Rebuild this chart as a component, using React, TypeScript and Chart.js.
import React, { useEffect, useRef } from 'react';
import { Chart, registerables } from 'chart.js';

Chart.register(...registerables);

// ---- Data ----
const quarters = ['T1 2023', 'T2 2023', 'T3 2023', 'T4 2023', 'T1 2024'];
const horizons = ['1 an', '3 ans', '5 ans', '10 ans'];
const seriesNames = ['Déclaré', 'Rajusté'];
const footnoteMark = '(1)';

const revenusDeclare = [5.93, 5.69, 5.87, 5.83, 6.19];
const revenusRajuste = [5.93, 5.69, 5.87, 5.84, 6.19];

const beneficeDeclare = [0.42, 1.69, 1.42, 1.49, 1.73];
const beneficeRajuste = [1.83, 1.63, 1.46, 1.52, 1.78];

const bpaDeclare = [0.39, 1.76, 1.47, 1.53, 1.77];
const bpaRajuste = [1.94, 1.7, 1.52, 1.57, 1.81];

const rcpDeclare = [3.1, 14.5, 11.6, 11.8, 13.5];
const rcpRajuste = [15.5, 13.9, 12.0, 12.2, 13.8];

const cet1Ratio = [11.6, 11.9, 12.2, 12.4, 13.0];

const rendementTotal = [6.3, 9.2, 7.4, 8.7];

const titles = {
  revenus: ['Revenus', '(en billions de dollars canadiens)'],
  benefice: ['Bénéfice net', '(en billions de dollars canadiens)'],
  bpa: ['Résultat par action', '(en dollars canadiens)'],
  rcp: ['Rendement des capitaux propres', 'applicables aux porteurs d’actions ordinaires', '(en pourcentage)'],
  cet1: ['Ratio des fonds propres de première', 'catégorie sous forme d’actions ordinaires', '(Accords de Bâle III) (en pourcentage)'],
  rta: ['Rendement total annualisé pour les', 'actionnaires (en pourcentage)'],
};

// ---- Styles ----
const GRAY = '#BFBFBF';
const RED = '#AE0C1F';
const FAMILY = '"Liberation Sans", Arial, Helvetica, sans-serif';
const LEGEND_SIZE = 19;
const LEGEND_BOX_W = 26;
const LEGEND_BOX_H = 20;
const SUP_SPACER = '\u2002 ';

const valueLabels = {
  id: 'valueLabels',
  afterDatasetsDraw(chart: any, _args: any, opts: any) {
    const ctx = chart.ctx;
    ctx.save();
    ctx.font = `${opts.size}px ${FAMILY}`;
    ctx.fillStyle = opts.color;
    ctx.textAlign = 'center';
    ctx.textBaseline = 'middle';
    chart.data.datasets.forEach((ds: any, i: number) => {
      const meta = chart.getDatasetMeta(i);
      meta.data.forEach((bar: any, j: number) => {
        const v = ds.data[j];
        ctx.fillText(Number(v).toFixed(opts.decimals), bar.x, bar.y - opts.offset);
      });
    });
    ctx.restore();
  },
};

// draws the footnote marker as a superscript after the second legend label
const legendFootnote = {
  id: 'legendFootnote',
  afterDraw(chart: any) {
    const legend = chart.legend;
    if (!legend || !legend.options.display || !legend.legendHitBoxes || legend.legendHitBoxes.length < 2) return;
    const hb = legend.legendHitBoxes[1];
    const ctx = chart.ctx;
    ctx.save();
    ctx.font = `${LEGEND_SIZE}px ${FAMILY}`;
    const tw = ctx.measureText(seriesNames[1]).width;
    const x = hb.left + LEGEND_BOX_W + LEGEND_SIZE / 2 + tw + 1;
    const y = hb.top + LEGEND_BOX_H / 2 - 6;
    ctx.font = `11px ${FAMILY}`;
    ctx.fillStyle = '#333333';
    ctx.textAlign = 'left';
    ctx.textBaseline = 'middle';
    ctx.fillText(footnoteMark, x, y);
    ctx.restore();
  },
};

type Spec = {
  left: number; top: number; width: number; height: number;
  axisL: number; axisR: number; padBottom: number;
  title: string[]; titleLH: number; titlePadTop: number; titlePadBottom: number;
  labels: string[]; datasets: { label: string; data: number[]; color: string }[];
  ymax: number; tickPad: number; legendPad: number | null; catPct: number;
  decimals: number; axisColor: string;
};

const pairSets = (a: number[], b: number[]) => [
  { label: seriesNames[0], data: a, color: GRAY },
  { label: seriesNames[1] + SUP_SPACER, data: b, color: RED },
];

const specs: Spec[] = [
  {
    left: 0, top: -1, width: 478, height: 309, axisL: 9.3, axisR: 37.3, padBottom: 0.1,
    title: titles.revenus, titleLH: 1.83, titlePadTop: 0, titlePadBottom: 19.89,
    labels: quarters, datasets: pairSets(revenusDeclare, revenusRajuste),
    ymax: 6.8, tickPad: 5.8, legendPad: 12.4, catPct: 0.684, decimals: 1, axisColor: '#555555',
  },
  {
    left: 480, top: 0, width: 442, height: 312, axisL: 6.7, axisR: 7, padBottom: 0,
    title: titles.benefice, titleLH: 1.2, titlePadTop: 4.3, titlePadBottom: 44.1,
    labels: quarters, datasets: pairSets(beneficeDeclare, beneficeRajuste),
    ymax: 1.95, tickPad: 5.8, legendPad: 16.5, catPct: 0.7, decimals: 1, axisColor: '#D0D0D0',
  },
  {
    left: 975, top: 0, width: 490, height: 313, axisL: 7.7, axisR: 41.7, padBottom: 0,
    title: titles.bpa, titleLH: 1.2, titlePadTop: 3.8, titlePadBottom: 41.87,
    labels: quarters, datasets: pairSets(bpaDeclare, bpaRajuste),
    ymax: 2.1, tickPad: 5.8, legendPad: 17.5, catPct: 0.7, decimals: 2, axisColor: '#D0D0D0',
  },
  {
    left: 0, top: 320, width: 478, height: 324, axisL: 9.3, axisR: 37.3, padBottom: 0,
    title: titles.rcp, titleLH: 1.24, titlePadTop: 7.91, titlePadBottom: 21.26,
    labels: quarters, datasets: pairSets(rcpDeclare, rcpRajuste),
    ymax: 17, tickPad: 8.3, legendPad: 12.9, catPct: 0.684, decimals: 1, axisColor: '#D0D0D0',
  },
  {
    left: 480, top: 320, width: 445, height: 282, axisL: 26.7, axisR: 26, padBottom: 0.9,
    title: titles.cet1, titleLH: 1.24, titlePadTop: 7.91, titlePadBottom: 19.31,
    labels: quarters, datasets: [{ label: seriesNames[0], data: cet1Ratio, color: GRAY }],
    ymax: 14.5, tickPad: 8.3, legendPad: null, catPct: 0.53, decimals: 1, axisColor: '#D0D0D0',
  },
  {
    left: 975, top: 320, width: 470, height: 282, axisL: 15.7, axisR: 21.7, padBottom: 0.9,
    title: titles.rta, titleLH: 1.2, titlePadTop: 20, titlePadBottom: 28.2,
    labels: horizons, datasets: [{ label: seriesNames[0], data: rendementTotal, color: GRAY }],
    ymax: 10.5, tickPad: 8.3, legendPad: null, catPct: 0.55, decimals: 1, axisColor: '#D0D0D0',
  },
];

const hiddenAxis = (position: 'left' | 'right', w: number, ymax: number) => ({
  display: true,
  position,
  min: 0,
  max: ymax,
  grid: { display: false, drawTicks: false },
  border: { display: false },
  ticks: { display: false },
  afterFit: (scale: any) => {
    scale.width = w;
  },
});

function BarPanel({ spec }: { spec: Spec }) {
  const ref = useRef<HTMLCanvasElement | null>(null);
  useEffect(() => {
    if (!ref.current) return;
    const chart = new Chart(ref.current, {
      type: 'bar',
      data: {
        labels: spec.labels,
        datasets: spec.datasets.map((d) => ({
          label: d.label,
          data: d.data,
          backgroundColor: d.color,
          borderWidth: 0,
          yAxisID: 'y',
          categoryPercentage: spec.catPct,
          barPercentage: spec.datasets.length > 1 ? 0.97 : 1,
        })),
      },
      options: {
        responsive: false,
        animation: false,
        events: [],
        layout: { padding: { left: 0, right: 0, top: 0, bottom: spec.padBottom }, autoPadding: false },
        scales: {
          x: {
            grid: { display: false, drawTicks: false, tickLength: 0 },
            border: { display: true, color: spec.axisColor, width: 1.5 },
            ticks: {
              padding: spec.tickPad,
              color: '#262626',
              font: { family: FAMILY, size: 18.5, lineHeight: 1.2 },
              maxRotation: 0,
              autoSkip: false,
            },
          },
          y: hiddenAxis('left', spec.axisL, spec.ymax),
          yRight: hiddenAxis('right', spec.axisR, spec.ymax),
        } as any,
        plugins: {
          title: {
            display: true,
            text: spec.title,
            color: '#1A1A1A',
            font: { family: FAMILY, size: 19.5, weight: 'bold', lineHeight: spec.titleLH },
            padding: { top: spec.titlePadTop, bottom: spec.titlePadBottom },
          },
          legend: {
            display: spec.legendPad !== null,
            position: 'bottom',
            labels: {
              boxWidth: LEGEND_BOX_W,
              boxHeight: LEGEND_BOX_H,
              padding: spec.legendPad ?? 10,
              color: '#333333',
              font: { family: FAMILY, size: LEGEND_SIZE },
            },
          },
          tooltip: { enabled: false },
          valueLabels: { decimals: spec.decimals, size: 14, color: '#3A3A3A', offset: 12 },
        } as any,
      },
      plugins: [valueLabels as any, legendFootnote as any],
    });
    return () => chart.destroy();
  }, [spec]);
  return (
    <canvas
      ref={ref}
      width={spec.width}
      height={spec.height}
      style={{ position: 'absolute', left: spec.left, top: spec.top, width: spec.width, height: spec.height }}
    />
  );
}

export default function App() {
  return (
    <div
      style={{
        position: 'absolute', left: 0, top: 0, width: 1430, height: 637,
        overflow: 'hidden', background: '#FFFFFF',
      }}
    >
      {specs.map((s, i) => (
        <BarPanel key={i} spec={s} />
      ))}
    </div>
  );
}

■ ■ ■ ■ ■

=== WHAT THE TASK ASKS ===
Produce the lines from the top of the listing through the "const revenusRajuste = [5.93, 5.69, 5.87, 5.84, 6.19];" line exactly as they appear, with no additional output.

=== ANSWER IN FULL ===
Rebuild this chart as a component, using React, TypeScript and Chart.js.
import React, { useEffect, useRef } from 'react';
import { Chart, registerables } from 'chart.js';

Chart.register(...registerables);

// ---- Data ----
const quarters = ['T1 2023', 'T2 2023', 'T3 2023', 'T4 2023', 'T1 2024'];
const horizons = ['1 an', '3 ans', '5 ans', '10 ans'];
const seriesNames = ['Déclaré', 'Rajusté'];
const footnoteMark = '(1)';

const revenusDeclare = [5.93, 5.69, 5.87, 5.83, 6.19];
const revenusRajuste = [5.93, 5.69, 5.87, 5.84, 6.19];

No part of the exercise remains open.